For the record, let me say there is a difference between your music being picked up and used in a corporate context, and recording songs with a clear eye on that market.

I have several friends who have been delighted to find their songs have been selected for local commercials, national commercials, TV shows, and elevator music, among other commercial outlets; but I don't think that was on their minds when they wrote and recorded the songs. Maybe Nick Drake turned over in his grave when "Pink Moon" was used for that VW commercial, but I doubt it.

I saw a band last night that was a blast from my personal past. Fools Face, a local and regional phenom in the 80s, blew my mind last night. They were sensational, but they were pretty straight ahead rock and roll, with a nice selection of punk-influenced, new-waviness, and pop grunge in the mix. Don't hear too many soundtracks coming out of that, but it was tremendous music.

I guess I find myself at this mid-life point, where culture is changing around me, and I'm trying to make sense of it. I am not entirely unhappy with where pop music is going. It's just becoming something different than what it was. Isn't it? Hmm?

Sunday, December 21, 2008

LET'S BE PLEASIN' FOR THE SEASON

We've come through an election where sides were chosen and winners were declared. Propositions were made and pastors proclaimed victory. Culture wars were restarted. We seem to be as aware as ever of the lines that separate us, and there is much money and power to be gained making those lines as clear as possible. Blessed assurance sells. Mystery is rarely profitable, outside Agathie Christie and Mickey Spillane.

May we join David Wilcox embracing the unsure this Christmastime, saying, "I didn't join the other side. The battle lines just disappeared."

May the Love we celebrate this season be fearless.

May the lines that we have drawn be blurred.

May "the others" in our lives become very sacred to us, whether they sit across the table, hold a different belief, or play for the other team.

May we all get at least a small dose of vertigo from the unhinged love contained in that small Child, so that when we speak we speak from our blindness and dizziness and emptiness, thus using the very voice of God.

Tuesday, December 09, 2008

A DIN OF INEQUITY

I don't really have anything to say about the economic crisis, or the various bailouts in the works. I just thought this moment in history should not pass without someone using this headline.

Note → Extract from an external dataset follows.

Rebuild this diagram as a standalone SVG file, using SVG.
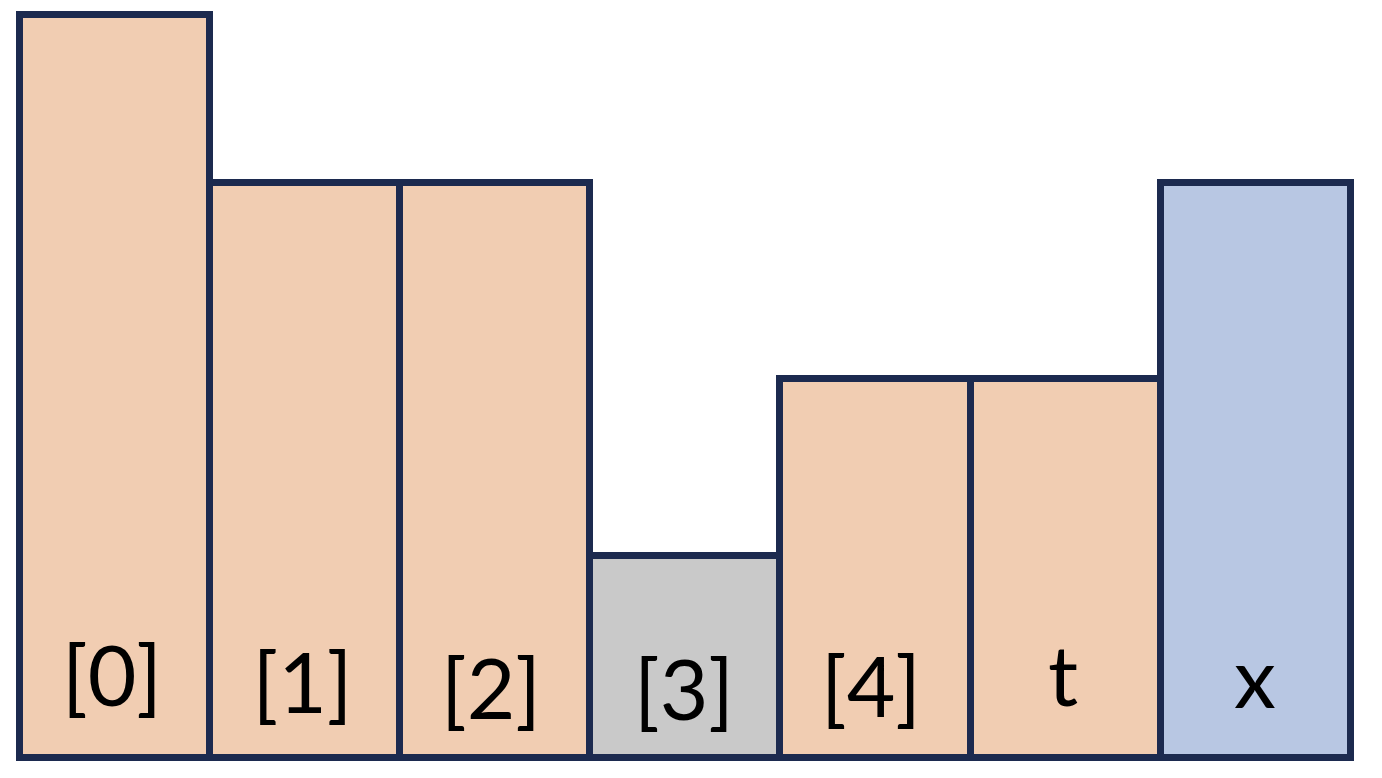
<svg xmlns="http://www.w3.org/2000/svg" width="1382" height="778" viewBox="0 0 1382 778">
<style>
.b{stroke:#1C2A4F;stroke-width:7}
.p{fill:#F1CDB2}
.g{fill:#C9C9C9}
.u{fill:#B8C7E3}
text{font-family:Lato,"Open Sans",sans-serif;font-size:84px;fill:#000;text-anchor:middle}
</style>
<rect width="1382" height="778" fill="#fff"/>
<g id="n0"><rect class="b p" x="19.5" y="14.5" width="190" height="743"/><text x="112" y="706">[0]</text></g>
<g id="n1"><rect class="b p" x="209.5" y="182.5" width="190" height="575"/><text x="302.5" y="713">[1]</text></g>
<g id="n2"><rect class="b p" x="399.5" y="182.5" width="190" height="575"/><text x="491" y="719">[2]</text></g>
<g id="n3"><rect class="b g" x="589.5" y="555.5" width="190" height="202"/><text x="684" y="720">[3]</text></g>
<g id="n4"><rect class="b p" x="779.5" y="378.5" width="191" height="379"/><text x="871" y="717">[4]</text></g>
<g id="nt"><rect class="b p" x="970.5" y="378.5" width="190" height="379"/><text x="1063" y="706">t</text></g>
<g id="nx"><rect class="b u" x="1160.5" y="182.5" width="190" height="575"/><text x="1255" y="708">x</text></g>
<g id="connectors"></g>
</svg>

Saturday, November 29, 2008

TRYPTOPHAN DREAMS

I don't think I had fully engaged my thankfulness until the morning after the morning after. Spent a wonderful Thursday with a family of 25, where I tiptoed up to the edge of gluttony, stared into its gorgeous face and embraced it. Fully. Reprised my performance yesterday with another family remnant of six, where, in addition to performing the roll (that's right, I performed the roll, not role) of digestion machines, we baked crazy amounts of cookies and chocolate goodies for my nephew and his buddies serving in Qatar.

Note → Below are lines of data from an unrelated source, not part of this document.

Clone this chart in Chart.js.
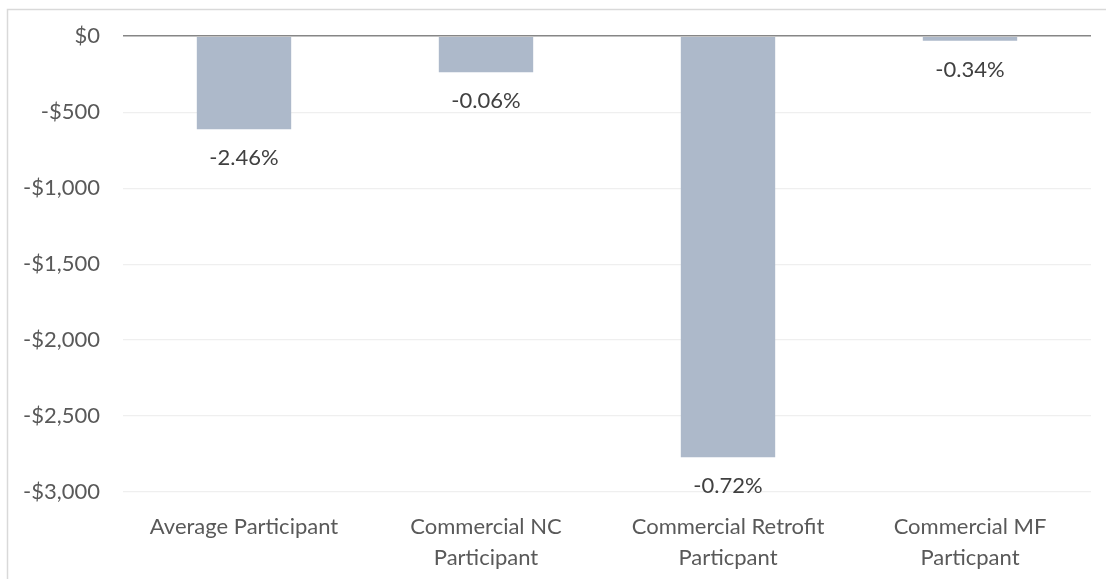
<!DOCTYPE html>
<html>
<head>
<meta charset="utf-8">
<script src="https://cdn.jsdelivr.net/npm/chart.js@4/dist/chart.umd.min.js"></script>
<style>
  html, body { margin: 0; padding: 0; background: #fff; }
  #wrap { width: 1106px; height: 579px; }
</style>
</head>
<body>
<div id="wrap"><canvas id="canvas-chart"></canvas></div>
<script>
'use strict'

let categories = [
    "Average Participant",
    ["Commercial NC", "Participant"],
    ["Commercial Retrofit", "Particpant"],
    ["Commercial MF", "Particpant"],
];
let savings = [-612, -238, -2772, -30];
let percentLabels = ["-2.46%", "-0.06%", "-0.72%", "-0.34%"];
let yTicks = [0, -500, -1000, -1500, -2000, -2500, -3000];

let fontFamily = "Lato, 'Open Sans', sans-serif";

function money(v) {
    let s = "$" + Math.abs(v).toLocaleString("en-US");
    return v < 0 ? "-" + s : s;
}

// frame around the chart, like the excel chart box
let framePlugin = {
    id: "frame",
    beforeDraw(chart) {
        let ctx = chart.ctx;
        ctx.save();
        ctx.strokeStyle = "#d9d9d9";
        ctx.lineWidth = 1.5;
        ctx.strokeRect(7.5, 9.5, 1120, 600);
        ctx.restore();
    },
};

// percent labels under each bar
let barLabels = {
    id: "barLabels",
    afterDatasetsDraw(chart) {
        let ctx = chart.ctx;
        let meta = chart.getDatasetMeta(0);
        ctx.save();
        ctx.font = "22px " + fontFamily;
        ctx.fillStyle = "#404040";
        ctx.textAlign = "center";
        ctx.textBaseline = "middle";
        meta.data.forEach(function (bar, i) {
            ctx.fillText(percentLabels[i], bar.x, bar.y + 29);
        });
        ctx.restore();
    },
};

let chart = document.getElementById("canvas-chart").getContext("2d");

let chart1 = new Chart(chart, {
    type: "bar",
    data: {
        labels: categories,
        datasets: [
            {
                label: "Savings",
                data: savings,
                backgroundColor: "#adb9ca",
                barPercentage: 0.39,
                categoryPercentage: 1,
            },
        ],
    },
    options: {
        responsive: true,
        maintainAspectRatio: false,
        animation: false,
        layout: { padding: { top: 34, right: 15, left: 0, bottom: 0 } },
        plugins: {
            legend: { display: false },
            tooltip: { enabled: false },
        },
        scales: {
            x: {
                grid: { display: false },
                border: { display: false },
                ticks: {
                    color: "#595959",
                    font: { family: fontFamily, size: 22, lineHeight: 1.41 },
                    maxRotation: 0,
                    padding: 11,
                },
                afterFit(scale) {
                    scale.height = 87;
                },
            },
            y: {
                min: -3000,
                max: 0,
                afterBuildTicks(scale) {
                    scale.ticks = yTicks.map(function (v) { return { value: v }; });
                },
                grid: {
                    drawTicks: false,
                    color: function (c) {
                        return c.tick && c.tick.value === 0 ? "#868686" : "#efefef";
                    },
                    lineWidth: function (c) {
                        return c.tick && c.tick.value === 0 ? 1.5 : 1.2;
                    },
                },
                border: { display: false },
                ticks: {
                    color: "#595959",
                    font: { family: fontFamily, size: 22 },
                    padding: 23,
                    callback: function (v) { return money(v); },
                },
                afterFit(scale) {
                    scale.width = 123;
                },
            },
        },
    },
    plugins: [framePlugin, barLabels],
});
</script>
</body>
</html>
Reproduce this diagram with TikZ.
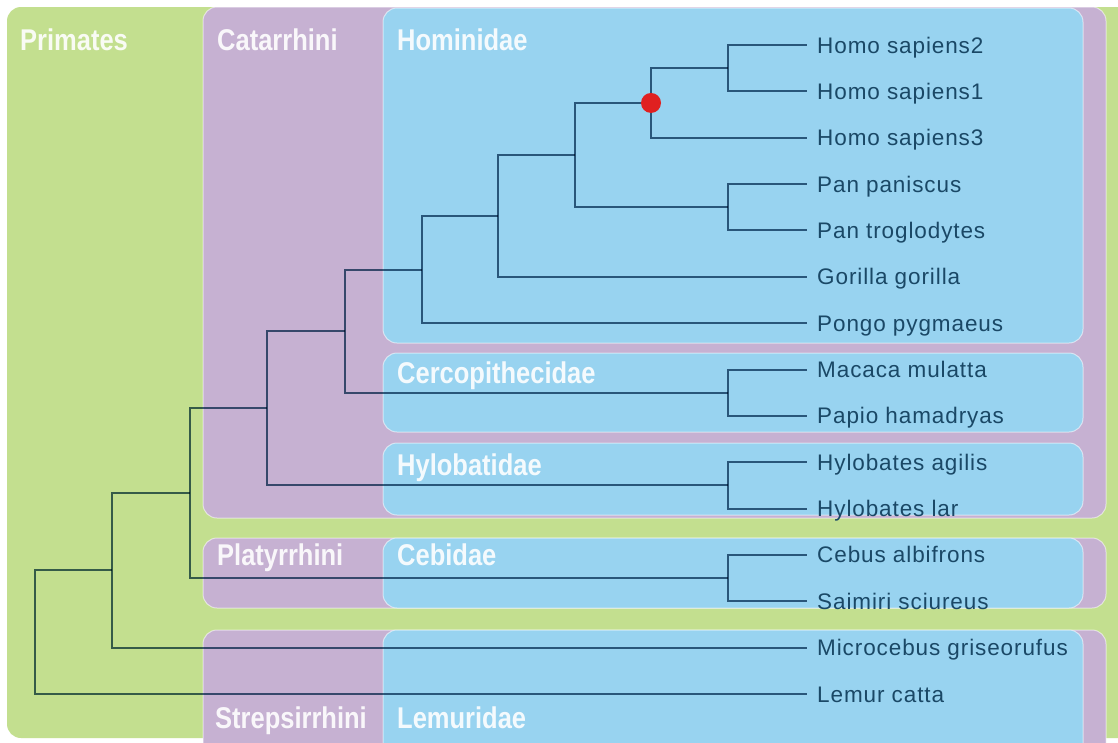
\documentclass[tikz,border=0pt]{standalone}
\usepackage{fontspec}
\newfontfamily\leaffont[LetterSpace=4]{Liberation Sans}
\newfontfamily\titlefont[FakeStretch=0.85]{Liberation Sans}
\definecolor{grn}{RGB}{195,223,143}
\definecolor{pur}{RGB}{198,177,210}
\definecolor{blu}{RGB}{152,211,240}
\definecolor{lbl}{RGB}{26,72,102}
\definecolor{ln}{RGB}{70,105,130}
\definecolor{dot}{RGB}{224,32,32}
\begin{document}
\begin{tikzpicture}[x=1pt,y=-1pt,
  panel/.style={rounded corners=14pt, draw=white, draw opacity=0.55, line width=1pt},
  title/.style={anchor=base west, inner sep=0pt, text=white, text opacity=0.9, font=\titlefont\bfseries\fontsize{30}{34}\selectfont},
  leaf/.style={anchor=west, inner xsep=10pt, inner ysep=0pt, text height=16pt, text depth=0pt, text=lbl, font=\leaffont\fontsize{22.5}{26}\selectfont},
  branch/.style={line width=2pt, draw=ln}
]
\useasboundingbox (0,0) rectangle (1118,742);
\clip (0,0) rectangle (1118,742);
\fill[white] (0,0) rectangle (1118,742);

% panels
\fill[grn, rounded corners=14pt] (7,7) rectangle (1150,738);
\path[panel, fill=pur] (203,7) rectangle (1106,518);
\path[panel, fill=blu] (383,8) rectangle (1083,343);
\path[panel, fill=blu] (383,353) rectangle (1083,432);
\path[panel, fill=blu] (383,443) rectangle (1083,515);
\path[panel, fill=pur] (203,538) rectangle (1106,608);
\path[panel, fill=blu] (383,538) rectangle (1083,608);
\path[panel, fill=pur] (203,630) rectangle (1106,770);
\path[panel, fill=blu] (383,630) rectangle (1083,770);

% group titles
\node[title] (tprim) at (20,50) {Primates};
\node[title] (tcat) at (217,50) {Catarrhini};
\node[title] (thom) at (397,50) {Hominidae};
\node[title] (tcer) at (397,383) {Cercopithecidae};
\node[title] (thyl) at (397,475) {Hylobatidae};
\node[title] (tpla) at (217,565) {Platyrrhini};
\node[title] (tceb) at (397,565) {Cebidae};
\node[title] (tstr) at (215,728) {Strepsirrhini};
\node[title] (tlem) at (397,728) {Lemuridae};

% leaves
\node[leaf] (hs2) at (807,45.00) {Homo sapiens2};
\node[leaf] (hs1) at (807,91.36) {Homo sapiens1};
\node[leaf] (hs3) at (807,137.71) {Homo sapiens3};
\node[leaf] (ppa) at (807,184.07) {Pan paniscus};
\node[leaf] (ptr) at (807,230.43) {Pan troglodytes};
\node[leaf] (ggo) at (807,276.79) {Gorilla gorilla};
\node[leaf] (ppy) at (807,323.14) {Pongo pygmaeus};
\node[leaf] (mmu) at (807,369.50) {Macaca mulatta};
\node[leaf] (pha) at (807,415.86) {Papio hamadryas};
\node[leaf] (hag) at (807,462.21) {Hylobates agilis};
\node[leaf] (hla) at (807,508.57) {Hylobates lar};
\node[leaf] (cal) at (807,554.93) {Cebus albifrons};
\node[leaf] (ssc) at (807,601.29) {Saimiri sciureus};
\node[leaf] (mgr) at (807,647.64) {Microcebus griseorufus};
\node[leaf] (lca) at (807,694.00) {Lemur catta};

% internal nodes
\coordinate (hs21) at (728,68.18);
\coordinate (homo) at (651,102.95);
\coordinate (pan)  at (728,207.25);
\coordinate (hp)   at (575,155.10);
\coordinate (hpg)  at (498,215.95);
\coordinate (homi) at (422,269.55);
\coordinate (cerc) at (728,392.68);
\coordinate (hc)   at (345,331.10);
\coordinate (hylo) at (728,485.39);
\coordinate (cat)  at (267,408.25);
\coordinate (ceb)  at (728,578.11);
\coordinate (sim)  at (190,493.18);
\coordinate (hap)  at (112,570.41);
\coordinate (root) at (35,632.20);

\begin{scope}[blend mode=multiply]
\draw[branch] (hs21) |- (hs2.west);
\draw[branch] (hs21) |- (hs1.west);
\draw[branch] (homo) |- (hs21);
\draw[branch] (homo) |- (hs3.west);
\draw[branch] (pan) |- (ppa.west);
\draw[branch] (pan) |- (ptr.west);
\draw[branch] (hp) |- (homo);
\draw[branch] (hp) |- (pan);
\draw[branch] (hpg) |- (hp);
\draw[branch] (hpg) |- (ggo.west);
\draw[branch] (homi) |- (hpg);
\draw[branch] (homi) |- (ppy.west);
\draw[branch] (cerc) |- (mmu.west);
\draw[branch] (cerc) |- (pha.west);
\draw[branch] (hc) |- (homi);
\draw[branch] (hc) |- (cerc);
\draw[branch] (hylo) |- (hag.west);
\draw[branch] (hylo) |- (hla.west);
\draw[branch] (cat) |- (hc);
\draw[branch] (cat) |- (hylo);
\draw[branch] (ceb) |- (cal.west);
\draw[branch] (ceb) |- (ssc.west);
\draw[branch] (sim) |- (cat);
\draw[branch] (sim) |- (ceb);
\draw[branch] (hap) |- (sim);
\draw[branch] (hap) |- (mgr.west);
\draw[branch] (root) |- (hap);
\draw[branch] (root) |- (lca.west);
\end{scope}

\node[circle, fill=dot, minimum size=20pt, inner sep=0pt] (mrca) at (homo) {};
\end{tikzpicture}
\end{document}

Yesterday, as my wife and daughters and I were together decorating the house for the holidays, listening to Christmas music by Sufjan Stevens, James Taylor, Sarah McLachlan, and the late, great Dan Fogelberg, I was reminded--as I am every year about now--how fortunate I am.

When I turn on the faucet I can get hot water, while many in the world can't even get clean water.

I may fear the turns my life may take professionally, aesthetically, emotionally...but I don't live in fear that someone is going to conk me on the head and drag me by the hair into the weeds.

I have more than one guitar, even though I can only play (sort of) one at a time.

I live in a 98-year-old house that is aging well and continually shaping me in its image.

I have three women in my life (only sleeping with one) who are exceedingly beautiful, intelligent, funny, and simply the best company a man could want.

I have friends from the Midwest, to Colorado, to DC, to NYC, to New England, to Florida, to Oregon, to Greece, to Singapore, to New Zealand, to China, and all divers places in between who are meditative, irreverent, crazy smart, and full of grace; who would actually acknowledge my presence in their world and would at least stumble a bit in their daily lives if I were to depart this skin suit.

I live in a country that is confused and in disarray, but where no tanks are rolling in the streets, and we are free to bang our rhetorical heads together as we try to figure things out. And where we are hopeful.

I am generally content with the things I have, and I don't feel the need to trample my fellow humans to death in pursuit of outrageously low holiday prices.

I know Love, when so many do not.

In the words of the profound prayer written by Anne Lamott, "Thank you, thank you, thank you."

Tuesday, November 25, 2008

TWO EARS, ONE MOUTH

We have just come through a time of talk. We have heard the candidates and all the pundits had to say, and we have all said our piece. Too often we didn't say our peace, just our piece of some bigger thing that was being hammered against the thing of the other, in hopes of being the winning thing. That's not to say that our piece and peace are always mutually exclusive.

It is my belief that there are two primary uses for communication: conciliation and critique. There is a time for each. There is a time to speak "truth" to power, and jab our rhetorical sticks into the soft underbelly of whatever beast is in need of poking. There is also a time to use our voices as magnets and glue--drawing closer to each other through the sharing of narratives and the building of consensus. Conciliation without critique makes us victims. Critique without conciliation can make us mean.

So, the timing is very appropriate for Storycorps to sponsor the National Day of Listening this week.

As we prepare to enjoy the balm of family and gravy, may we all use this time to be mindful. And listen. Be mindful of the one across the table. Everyone has stories to tell. And it is in the telling that we become aware of who and what we are.

In the listening we take on the posture of thanksgiving. How can we give thanks when we are onstage or on the attack, or preaching, or desperately needing to be right?

Two ears and one mouth? Must be a sign from God.